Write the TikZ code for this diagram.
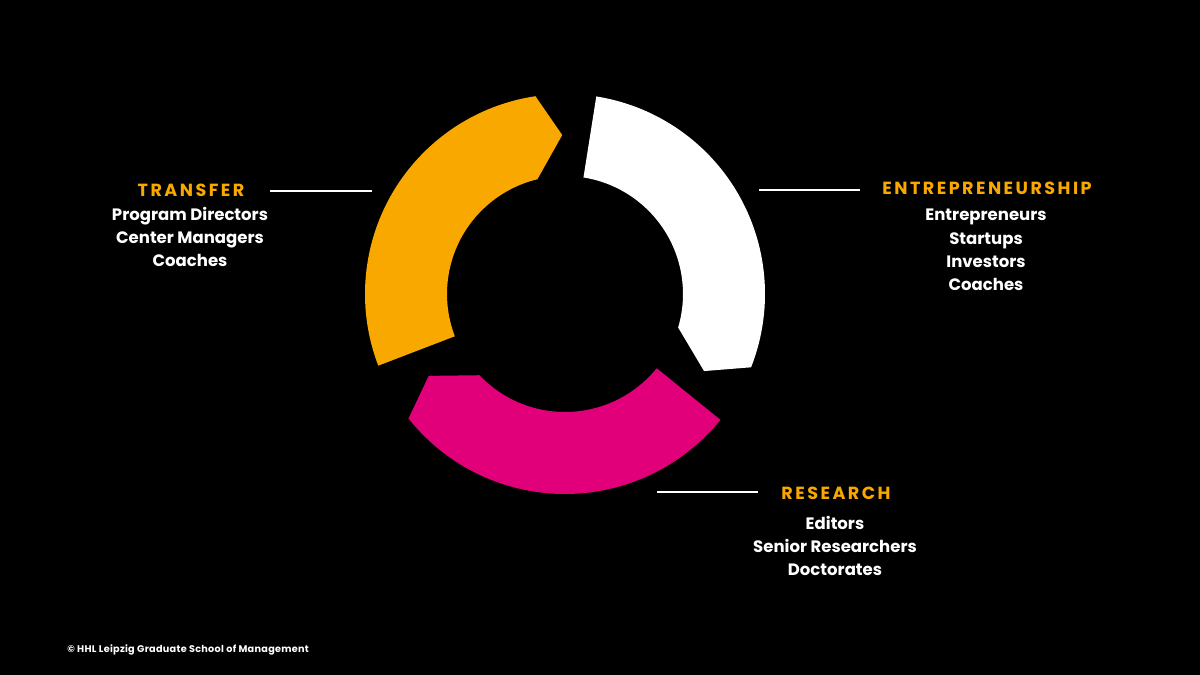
\documentclass[tikz,border=0pt]{standalone}
\usepackage{fontspec}
\setmainfont{Poppins}
\newfontfamily\titlefont[LetterSpace=14]{Poppins}
\newfontfamily\copyfont[LetterSpace=3]{Poppins}
\definecolor{hhlorange}{RGB}{249,168,0}
\definecolor{hhlpink}{RGB}{226,0,122}
\begin{document}
\begin{tikzpicture}[x=0.02cm,y=-0.02cm,
  title/.style={font=\titlefont\bfseries\fontsize{10}{12}\selectfont, text=hhlorange, anchor=base, inner sep=0pt},
  item/.style={font=\bfseries\fontsize{9.4}{12}\selectfont, text=white, anchor=base, inner sep=0pt},
  leader/.style={draw=white, line width=1.1pt}]
\fill[black] (0,0) rectangle (1200,675);
\useasboundingbox (0,0) rectangle (1200,675);
% ring segments
\begin{scope}[shift={(565,294)}, x=0.02cm, y=0.02cm]
  \foreach \s/\c in {201/hhlorange, 81/white, -39/hhlpink}{
    \fill[\c] (\s:200) arc[start angle=\s, end angle=\s-102.5, radius=200]
      -- (\s-110:159) -- (\s-97.5:118)
      arc[start angle=\s-97.5, end angle=\s, radius=118] -- cycle;
  }
\end{scope}
% TRANSFER
\node[title] (tt) at (191,197) {TRANSFER};
\node[item] (t1) at (190,221) {Program Directors};
\node[item] (t2) at (190,244) {Center Managers};
\node[item] (t3) at (190,267) {Coaches};
\coordinate (tla) at (270,191);
\coordinate (tlb) at (372,191);
\draw[leader] (tla) -- (tlb);
% ENTREPRENEURSHIP
\node[title] (et) at (987,195) {ENTREPRENEURSHIP};
\node[item] (e1) at (986,221) {Entrepreneurs};
\node[item] (e2) at (986,245) {Startups};
\node[item] (e3) at (986,268) {Investors};
\node[item] (e4) at (986,291) {Coaches};
\coordinate (ela) at (759,190);
\coordinate (elb) at (860,190);
\draw[leader] (ela) -- (elb);
% RESEARCH
\node[title] (rt) at (836,499) {RESEARCH};
\node[item] (r1) at (835,529) {Editors};
\node[item] (r2) at (835,552) {Senior Researchers};
\node[item] (r3) at (835,575) {Doctorates};
\coordinate (rla) at (657,492);
\coordinate (rlb) at (758,492);
\draw[leader] (rla) -- (rlb);
% copyright
\node[font=\copyfont\bfseries\fontsize{5.5}{6}\selectfont, text=white, anchor=west, inner sep=0pt] (cp) at (67,650) {© HHL Leipzig Graduate School of Management};
\end{tikzpicture}
\end{document}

★ ★ ★ ★ ★ ★ ★

GOAL => Transcribe each line above verbatim, with the pictures left out.

SOLUTION TO THIS TASK =>
Write the TikZ code for this diagram.
\documentclass[tikz,border=0pt]{standalone}
\usepackage{fontspec}
\setmainfont{Poppins}
\newfontfamily\titlefont[LetterSpace=14]{Poppins}
\newfontfamily\copyfont[LetterSpace=3]{Poppins}
\definecolor{hhlorange}{RGB}{249,168,0}
\definecolor{hhlpink}{RGB}{226,0,122}
\begin{document}
\begin{tikzpicture}[x=0.02cm,y=-0.02cm,
  title/.style={font=\titlefont\bfseries\fontsize{10}{12}\selectfont, text=hhlorange, anchor=base, inner sep=0pt},
  item/.style={font=\bfseries\fontsize{9.4}{12}\selectfont, text=white, anchor=base, inner sep=0pt},
  leader/.style={draw=white, line width=1.1pt}]
\fill[black] (0,0) rectangle (1200,675);
\useasboundingbox (0,0) rectangle (1200,675);
% ring segments
\begin{scope}[shift={(565,294)}, x=0.02cm, y=0.02cm]
  \foreach \s/\c in {201/hhlorange, 81/white, -39/hhlpink}{
    \fill[\c] (\s:200) arc[start angle=\s, end angle=\s-102.5, radius=200]
      -- (\s-110:159) -- (\s-97.5:118)
      arc[start angle=\s-97.5, end angle=\s, radius=118] -- cycle;
  }
\end{scope}
% TRANSFER
\node[title] (tt) at (191,197) {TRANSFER};
\node[item] (t1) at (190,221) {Program Directors};
\node[item] (t2) at (190,244) {Center Managers};
\node[item] (t3) at (190,267) {Coaches};
\coordinate (tla) at (270,191);
\coordinate (tlb) at (372,191);
\draw[leader] (tla) -- (tlb);
% ENTREPRENEURSHIP
\node[title] (et) at (987,195) {ENTREPRENEURSHIP};
\node[item] (e1) at (986,221) {Entrepreneurs};
\node[item] (e2) at (986,245) {Startups};
\node[item] (e3) at (986,268) {Investors};
\node[item] (e4) at (986,291) {Coaches};
\coordinate (ela) at (759,190);
\coordinate (elb) at (860,190);
\draw[leader] (ela) -- (elb);
% RESEARCH
\node[title] (rt) at (836,499) {RESEARCH};
\node[item] (r1) at (835,529) {Editors};
\node[item] (r2) at (835,552) {Senior Researchers};
\node[item] (r3) at (835,575) {Doctorates};
\coordinate (rla) at (657,492);
\coordinate (rlb) at (758,492);
\draw[leader] (rla) -- (rlb);
% copyright
\node[font=\copyfont\bfseries\fontsize{5.5}{6}\selectfont, text=white, anchor=west, inner sep=0pt] (cp) at (67,650) {© HHL Leipzig Graduate School of Management};
\end{tikzpicture}
\end{document}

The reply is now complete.